Symbolism in the name of secularism: Skull cap as the new metier

Congress Member of Parliament Shashi Tharoor has wondered why Prime Minister Narendra Modi, who has no issues with wearing all sorts of “funny” and “outlandish” headgears — he was referring to those that Modi sports at events in the North-East — does not adorn the Muslim skull cap. Let us here keep aside the allegation that Tharoor has exposed himself to the charge of racism by ridiculing cultural symbols of sections of Indians, and focus on the point he seeks to make: That the Prime Minister, who practises the Hindu faith, must wear the skull cap on occasions, in order to be seen as secular.

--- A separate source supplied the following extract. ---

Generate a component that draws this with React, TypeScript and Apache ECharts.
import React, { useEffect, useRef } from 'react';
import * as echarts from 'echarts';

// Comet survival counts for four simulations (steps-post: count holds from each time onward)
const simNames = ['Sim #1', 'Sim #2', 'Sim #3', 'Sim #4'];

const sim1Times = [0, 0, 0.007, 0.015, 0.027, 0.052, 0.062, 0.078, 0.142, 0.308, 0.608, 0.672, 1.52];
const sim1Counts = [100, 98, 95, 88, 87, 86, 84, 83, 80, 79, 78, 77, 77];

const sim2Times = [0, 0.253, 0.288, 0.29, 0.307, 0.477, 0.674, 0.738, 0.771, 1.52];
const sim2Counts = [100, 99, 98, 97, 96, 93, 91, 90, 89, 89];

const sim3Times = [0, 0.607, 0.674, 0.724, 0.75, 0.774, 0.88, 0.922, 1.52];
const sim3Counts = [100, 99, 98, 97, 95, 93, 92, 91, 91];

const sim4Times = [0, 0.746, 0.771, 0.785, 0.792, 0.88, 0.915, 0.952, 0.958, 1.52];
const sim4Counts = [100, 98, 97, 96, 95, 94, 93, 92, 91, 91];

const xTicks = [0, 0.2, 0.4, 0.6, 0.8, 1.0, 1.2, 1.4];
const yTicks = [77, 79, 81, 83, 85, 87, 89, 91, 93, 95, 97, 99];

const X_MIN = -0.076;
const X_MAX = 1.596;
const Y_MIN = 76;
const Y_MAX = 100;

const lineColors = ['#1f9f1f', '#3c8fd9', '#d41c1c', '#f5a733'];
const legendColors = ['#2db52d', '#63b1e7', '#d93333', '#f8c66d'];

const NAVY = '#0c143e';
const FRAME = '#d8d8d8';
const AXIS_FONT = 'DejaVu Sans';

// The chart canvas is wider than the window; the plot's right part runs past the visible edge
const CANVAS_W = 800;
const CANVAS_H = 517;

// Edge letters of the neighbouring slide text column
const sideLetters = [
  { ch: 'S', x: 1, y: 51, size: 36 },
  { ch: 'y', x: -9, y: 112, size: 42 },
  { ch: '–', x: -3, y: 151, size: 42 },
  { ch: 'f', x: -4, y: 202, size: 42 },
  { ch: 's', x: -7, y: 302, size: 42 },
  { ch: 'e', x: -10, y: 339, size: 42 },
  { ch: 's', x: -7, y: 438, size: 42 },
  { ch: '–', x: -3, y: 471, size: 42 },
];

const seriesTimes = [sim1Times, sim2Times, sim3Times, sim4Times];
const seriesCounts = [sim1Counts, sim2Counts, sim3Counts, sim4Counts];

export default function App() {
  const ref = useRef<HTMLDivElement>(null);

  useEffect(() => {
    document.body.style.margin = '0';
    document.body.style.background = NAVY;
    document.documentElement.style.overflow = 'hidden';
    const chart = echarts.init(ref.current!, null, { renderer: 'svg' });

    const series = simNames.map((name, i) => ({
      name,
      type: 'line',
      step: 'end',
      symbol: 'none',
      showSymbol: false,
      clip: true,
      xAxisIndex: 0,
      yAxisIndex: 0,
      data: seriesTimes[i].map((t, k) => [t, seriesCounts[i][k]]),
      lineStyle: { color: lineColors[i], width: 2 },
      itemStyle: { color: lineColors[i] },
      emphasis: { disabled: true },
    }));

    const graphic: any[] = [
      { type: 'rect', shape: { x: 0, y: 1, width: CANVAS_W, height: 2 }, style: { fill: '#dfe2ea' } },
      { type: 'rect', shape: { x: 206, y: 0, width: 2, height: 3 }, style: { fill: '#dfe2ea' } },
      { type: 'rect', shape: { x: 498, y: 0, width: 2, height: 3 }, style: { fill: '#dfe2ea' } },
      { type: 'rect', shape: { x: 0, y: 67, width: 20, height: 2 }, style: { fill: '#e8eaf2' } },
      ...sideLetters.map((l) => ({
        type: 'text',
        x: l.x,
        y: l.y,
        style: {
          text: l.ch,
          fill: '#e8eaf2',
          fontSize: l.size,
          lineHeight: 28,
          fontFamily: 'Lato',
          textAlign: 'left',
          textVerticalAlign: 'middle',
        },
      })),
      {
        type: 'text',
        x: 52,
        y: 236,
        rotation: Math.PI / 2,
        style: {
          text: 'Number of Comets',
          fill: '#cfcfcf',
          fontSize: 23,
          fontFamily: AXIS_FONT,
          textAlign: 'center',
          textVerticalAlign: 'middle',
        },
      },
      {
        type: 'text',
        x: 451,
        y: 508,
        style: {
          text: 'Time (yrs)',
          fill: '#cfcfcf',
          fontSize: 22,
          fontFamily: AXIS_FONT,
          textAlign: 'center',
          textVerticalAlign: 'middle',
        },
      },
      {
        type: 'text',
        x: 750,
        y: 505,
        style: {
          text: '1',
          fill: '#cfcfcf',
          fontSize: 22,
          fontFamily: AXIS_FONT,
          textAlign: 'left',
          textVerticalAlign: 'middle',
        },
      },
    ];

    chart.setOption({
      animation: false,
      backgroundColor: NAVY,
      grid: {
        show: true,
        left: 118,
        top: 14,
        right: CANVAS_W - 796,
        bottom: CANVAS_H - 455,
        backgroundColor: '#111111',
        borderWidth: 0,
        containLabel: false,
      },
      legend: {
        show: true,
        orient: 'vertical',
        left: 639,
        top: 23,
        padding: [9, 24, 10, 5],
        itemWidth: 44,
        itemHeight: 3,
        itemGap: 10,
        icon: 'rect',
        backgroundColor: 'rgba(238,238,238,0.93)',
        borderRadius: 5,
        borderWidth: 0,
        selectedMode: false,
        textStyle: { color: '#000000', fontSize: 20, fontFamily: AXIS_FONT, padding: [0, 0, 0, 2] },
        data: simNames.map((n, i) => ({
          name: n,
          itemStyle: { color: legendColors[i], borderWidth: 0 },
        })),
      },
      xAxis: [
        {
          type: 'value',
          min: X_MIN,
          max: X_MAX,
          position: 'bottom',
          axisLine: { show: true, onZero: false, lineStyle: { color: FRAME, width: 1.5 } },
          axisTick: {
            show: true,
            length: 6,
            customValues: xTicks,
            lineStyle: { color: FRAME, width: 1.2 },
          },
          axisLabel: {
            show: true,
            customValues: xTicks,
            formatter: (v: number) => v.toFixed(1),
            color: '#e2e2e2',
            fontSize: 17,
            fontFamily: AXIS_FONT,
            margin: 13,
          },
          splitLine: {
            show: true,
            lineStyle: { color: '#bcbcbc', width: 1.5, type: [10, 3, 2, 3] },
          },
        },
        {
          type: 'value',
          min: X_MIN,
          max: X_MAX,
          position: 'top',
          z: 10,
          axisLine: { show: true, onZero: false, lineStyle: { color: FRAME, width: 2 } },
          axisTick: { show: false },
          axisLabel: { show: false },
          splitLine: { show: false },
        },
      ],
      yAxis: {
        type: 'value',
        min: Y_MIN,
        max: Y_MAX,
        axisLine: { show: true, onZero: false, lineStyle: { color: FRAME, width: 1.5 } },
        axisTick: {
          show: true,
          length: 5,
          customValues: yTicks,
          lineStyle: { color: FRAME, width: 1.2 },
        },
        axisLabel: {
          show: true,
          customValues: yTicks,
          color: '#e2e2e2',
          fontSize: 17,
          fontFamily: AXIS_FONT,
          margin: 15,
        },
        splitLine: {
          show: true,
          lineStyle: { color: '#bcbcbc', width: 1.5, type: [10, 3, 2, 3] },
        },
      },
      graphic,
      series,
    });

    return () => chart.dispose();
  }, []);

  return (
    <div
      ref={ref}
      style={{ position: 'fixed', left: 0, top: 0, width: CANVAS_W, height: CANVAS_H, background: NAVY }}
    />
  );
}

Tharoor is not the only ‘secularist’ to voice this opinion. It has become a standard narrative in the Left-liberal circles. It has not occurred to these people to apply a similar measurement of secularism to people of other faiths. For instance, why should not a Muslim, to be considered secular, apply tilak or participate in bhajans at temples? What about instances of ire (the fatwas etc) that Muslim clerics have voiced against members of their community, who not attend Hindu festivals but also participate in their rituals? It is then said that the clerics are merely expressing the tenets in their religion.

The issue is simply this: A bizarre kind of logic has been propounded on the definition, or perception, of secularism in the country. Over the previous decades of Congress rule and influence of the Left-liberals, it came to be established that public figures must indulge in symbolism to keep religious orders in good humour, especially when nothing concrete was being done for these communities to empower them gainfully — economically, politically and socially. But then, what greatness is achieved when a ‘secular’ leader wears a skull cap for a mere three seconds and then removes it, or participates in a prayer at a Hindu temple and soon thereafter speaks of Hindu Taliban or Hindu terror?

All of this brings us to the core issue of secularism. How does one define it in the Indian context? The Constitution of India is of no help here, and understandably so. Framers of the Constitution were wise people, and they realised the folly of importing Western definitions to suit Indian conditions. They correctly said that secularism, while undefinable, was an inherent part of the Indian cultural ethos. Both Jawaharlal Nehru and BR Ambedkar opposed the inclusion of the term, ‘secular’, in the Constitution despite demands from some members of the Constituent Assembly, when the draft Constitution prepared by a panel headed by Ambedkar, was presented to the House for discussion and adoption. In November 1948, the constituent Assembly led by Nehru rejected the demand by a member to include the word, ‘secular’ in Clause 1 of Article 1 of the Constitution. The member wanted the Article to read as follows: “India shall be a Secular, Federalist, Socialist Union of States.”

One of the reasons why the likes of Nehru and Ambedkar refrained from the term’s inclusion was because of its ambiguity. There were questions on how secularism would be understood, interpreted and applied, if it were to be included in the Constitution. Nobody could have expressed the issue better than Ambedkar: “What should be the policy of the state, how society should be organised in its social and economic side, are matters which must be decided by the people themselves according to time and circumstances. it cannot be laid down in the Constitution itself because that is destroying democracy altogether.”

Stalwarts of the Indian freedom struggle and framers of the Constitution perhaps also had other issues at the back of their minds. If they were to over-emphasise on secularism by getting it into the statute books, how would that reconcile with the fact that they had also agreed to allow a separate personal law for the Muslims in the country? Or, the fact that the cow had been offered protection in the Directive Principles of State Policy. Indeed, a senior member of the Constitution’s drafting committee, HC Mookerjee, had gone a step ahead and observed, “If your idea is to have a secular state, it follows inevitably that we cannot afford to recognise minorities based on religion.”

Secularism, thus, was the spirit of the Indian nation, and it was not to be straitjacketed through definitions. Indira Gandhi thought otherwise, in her wisdom which was profoundly less than that of Nehru and Ambedkar. Having imposed Emergency, she went about making devastating changes to the Constitution, including tampering with Fundamental Rights. Along the way, came the amendment in the Preamble to the Constitution. India officially became a “sovereign, socialist, secular, democratic republic”. The move may have burnished Indira Gandhi’s secular credentials in the eyes of many, but the country had been secular before the amendment and would have remained so without it. India demonstrated its secularism when it rejected MA Jinnah’s two-nation theory, which led to the formation of Pakistan on religious lines.

It’s unfortunate that we have reduced the concept of secularism to symbolic acts of wearing skull caps. In sum, it would be worthwhile to know as to on how many occasions did Nehru or Ambedkar — both secularists — wore the Muslim skull cap.